Re-examination of Bregman functions and new properties of their divergences
This work provides theoretical advancements in the foundational mathematics of Bregman divergences, which are incremental but relevant for optimization and machine learning applications.
The paper re-examines Bregman functions and divergences, presenting new sufficient conditions for constructing them and introducing novel functions like negative iterated log entropy, while showing that the negative Burg entropy can be considered a Bregman function.

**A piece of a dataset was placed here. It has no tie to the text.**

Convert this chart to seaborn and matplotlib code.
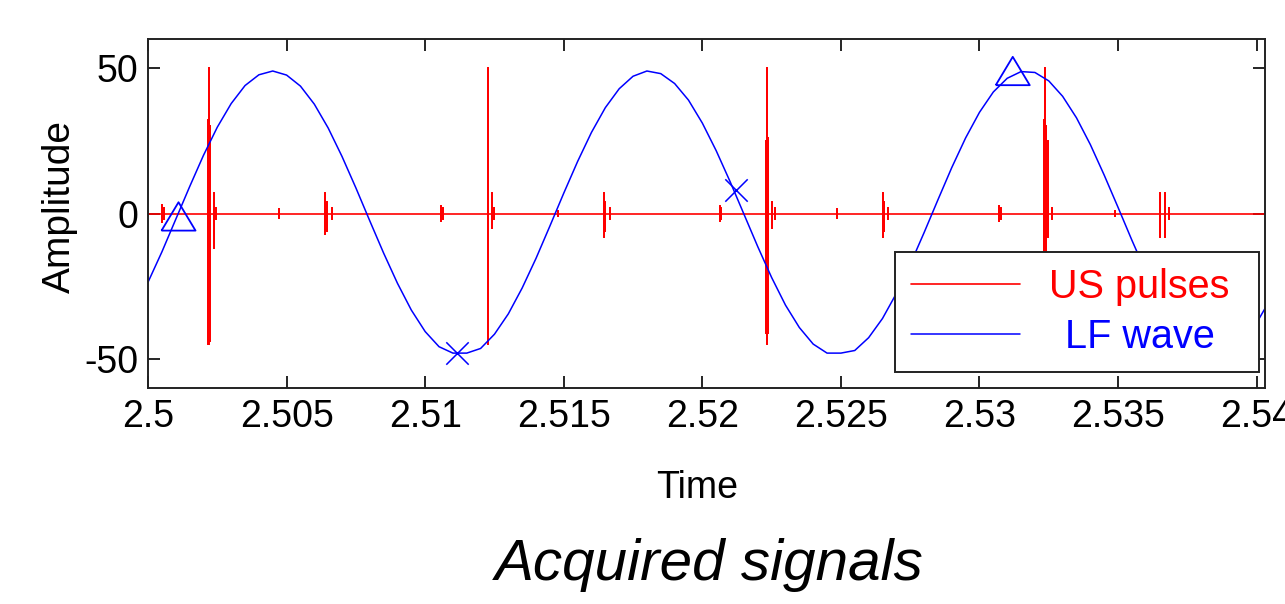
import numpy as np
import matplotlib
matplotlib.use("Agg")
import matplotlib.pyplot as plt
import seaborn as sns

# LF wave, sampled every 0.5 ms starting at t = 2.5
lf_start = 2.5
lf_step = 0.0005
lf_amp = [-23.6, -13.2, -2.0, 9.2, 20.0, 29.7, 37.8, 44.0, 47.7, 49.0,
          47.6, 43.8, 37.6, 29.4, 19.6, 8.8, -2.5, -13.6, -24.0, -33.2,
          -40.6, -45.8, -48.0, -48.0, -46.4, -41.5, -34.5, -25.6, -15.4, -4.3,
          7.0, 17.9, 27.9, 36.4, 42.9, 47.2, 49.0, 48.1, 44.7, 39.0,
          31.1, 21.6, 11.0, -0.2, -11.4, -22.0, -31.5, -39.2, -44.9, -48.0,
          -48.0, -47.1, -42.7, -36.1, -27.5, -17.5, -6.6, 4.7, 15.8, 26.0,
          34.8, 41.8, 46.5, 48.8, 48.5, 45.6, 40.3, 32.9, 23.7, 13.2,
          2.1, -9.2, -20.0, -29.7, -37.8, -44.0, -47.7, -48.0, -47.6, -43.8,
          -37.6, -29.4]

# US pulse events: time, positive peak, negative peak
us_time = [2.50052, 2.50057, 2.50218, 2.50221, 2.50224, 2.50237, 2.50244,
           2.50473, 2.50640, 2.50644, 2.50662,
           2.51058, 2.51063, 2.51225, 2.51228, 2.51242, 2.51248,
           2.51480, 2.51645, 2.51648, 2.51666,
           2.52062, 2.52068, 2.52231, 2.52234, 2.52237, 2.52251, 2.52262,
           2.52485, 2.52651, 2.52655, 2.52670,
           2.53072, 2.53077, 2.53234, 2.53237, 2.53240, 2.53249, 2.53261,
           2.53490, 2.53653, 2.53668, 2.53682]
us_peak = [3.0, 2.0, 32.0, 50.0, 30.0, 7.0, 2.0,
           1.5, 7.0, 4.0, 2.0,
           2.5, 2.0, 50.0, 49.0, 7.0, 2.0,
           1.0, 7.0, 4.0, 2.0,
           2.5, 2.0, 25.0, 50.0, 26.0, 4.0, 2.0,
           1.5, 7.0, 4.0, 2.0,
           2.5, 2.0, 32.0, 50.0, 30.0, 25.0, 2.0,
           1.0, 7.0, 7.0, 2.0]
us_trough = [-3.0, -2.0, -45.0, -45.0, -44.0, -12.0, -2.0,
             -1.5, -7.0, -6.0, -2.0,
             -2.5, -2.0, -45.0, -44.0, -5.0, -2.0,
             -1.0, -8.0, -6.0, -2.0,
             -2.5, -2.0, -41.0, -45.0, -41.0, -5.0, -2.0,
             -1.5, -8.0, -6.0, -2.0,
             -2.5, -2.0, -45.0, -45.0, -40.0, -8.0, -2.0,
             -1.0, -8.0, -8.0, -2.0]

# marked points on the LF wave
tri_time = [2.5011, 2.5312]
tri_amp = [-1.0, 49.0]
cross_time = [2.51116, 2.52122]
cross_amp = [-48.0, 8.0]

x_ticks = [2.5, 2.505, 2.51, 2.515, 2.52, 2.525, 2.53, 2.535, 2.54]
x_labels = ["2.5", "2.505", "2.51", "2.515", "2.52", "2.525", "2.53", "2.535", "2.54"]
y_ticks = [-50, 0, 50]

lf_time = lf_start + lf_step * np.arange(len(lf_amp))

# build the red trace: flat baseline with vertical bursts
red_t = [lf_time[0]]
red_y = [0.0]
for t, hi, lo in zip(us_time, us_peak, us_trough):
    red_t += [t, t, t, t]
    red_y += [0.0, hi, lo, 0.0]
red_t.append(lf_time[-1])
red_y.append(0.0)

sns.set_theme(style="ticks")
plt.rcParams['font.family'] = ['Liberation Sans', 'DejaVu Sans']
plt.rcParams['axes.unicode_minus'] = False

fig = plt.figure(figsize=(12.85, 6.04), dpi=100)
ax = fig.add_axes([0.1152, 0.3576, 0.8692, 0.5778])

sns.lineplot(x=red_t, y=red_y, sort=False, estimator=None, color="red",
             linewidth=1.2, label="US pulses", legend=False, ax=ax)
sns.lineplot(x=lf_time, y=lf_amp, sort=False, estimator=None, color="blue",
             linewidth=1.1, label="LF wave", legend=False, ax=ax)

tri_marker = [(-1.2, -1.0), (1.2, -1.0), (0.0, 1.0), (-1.2, -1.0)]
sns.scatterplot(x=tri_time, y=tri_amp, marker=tri_marker, s=600,
                facecolor="none", edgecolor="blue", linewidth=1.3,
                legend=False, ax=ax, zorder=4)
sns.scatterplot(x=cross_time, y=cross_amp, marker="x", s=260, color="blue",
                linewidth=1.1, legend=False, ax=ax, zorder=4)

ax.set_xlim(2.5, 2.5403)
ax.set_ylim(-60, 60)
ax.set_xticks(x_ticks)
ax.set_xticklabels(x_labels)
ax.set_yticks(y_ticks)
ax.tick_params(direction="in", length=8.5, width=1.2, top=True, right=True,
               labelsize=27, colors="black")
ax.tick_params(axis="x", pad=8)
ax.tick_params(axis="y", pad=7)
for sp in ax.spines.values():
    sp.set_visible(True)
    sp.set_color("#222222")
    sp.set_linewidth(1.4)

ax.set_xlabel("Time", fontsize=27, color="black")
ax.xaxis.set_label_coords(0.4915, -0.235)
ax.set_ylabel("Amplitude", fontsize=28, color="black")
ax.yaxis.label.set_va("center")
ax.yaxis.set_label_coords(-0.079, 0.52)

leg = ax.legend(handles=ax.lines[:2], labels=["US pulses", "LF wave"],
                loc="upper left", bbox_to_anchor=(0.6688, 0.0, 0.3259, 0.3905),
                mode="expand", borderaxespad=0, fontsize=28.5,
                handlelength=2.75, handletextpad=0.75, borderpad=0.4,
                labelspacing=0.32, fancybox=False, framealpha=1)
leg.get_frame().set_edgecolor("#222222")
leg.get_frame().set_linewidth(1.4)
for txt, col in zip(leg.get_texts(), ["red", "blue"]):
    txt.set_color(col)
leg.get_texts()[1].set_x(16)

fig.text(0.552, 0.064, "Acquired signals", fontsize=42, style="italic",
         ha="center", va="center", color="black")

fig.savefig("out.png", dpi=100)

The Bregman divergence (Bregman distance, Bregman measure of distance) is a certain useful substitute for a distance, obtained from a well-chosen function (the "Bregman function"). Bregman functions and divergences have been extensively investigated during the last decades and have found applications in optimization, operations research, information theory, nonlinear analysis, machine learning and more. This paper re-examines various aspects related to the theory of Bregman functions and divergences. In particular, it presents many sufficient conditions which allow the construction of Bregman functions in a general setting and introduces new Bregman functions (such as a negative iterated log entropy). Moreover, it sheds new light on several known Bregman functions such as quadratic entropies, the negative Havrda-Charvát-Tsallis entropy, and the negative Boltzmann-Gibbs-Shannon entropy, and it shows that the negative Burg entropy, which is not a Bregman function according to the classical theory but nevertheless is known to have "Bregmanian properties", can, by our re-examination of the theory, be considered as a Bregman function. Our analysis yields several by-products of independent interest such as the introduction of the concept of relative uniform convexity (a certain generalization of uniform convexity), new properties of uniformly and strongly convex functions, and results in Banach space theory.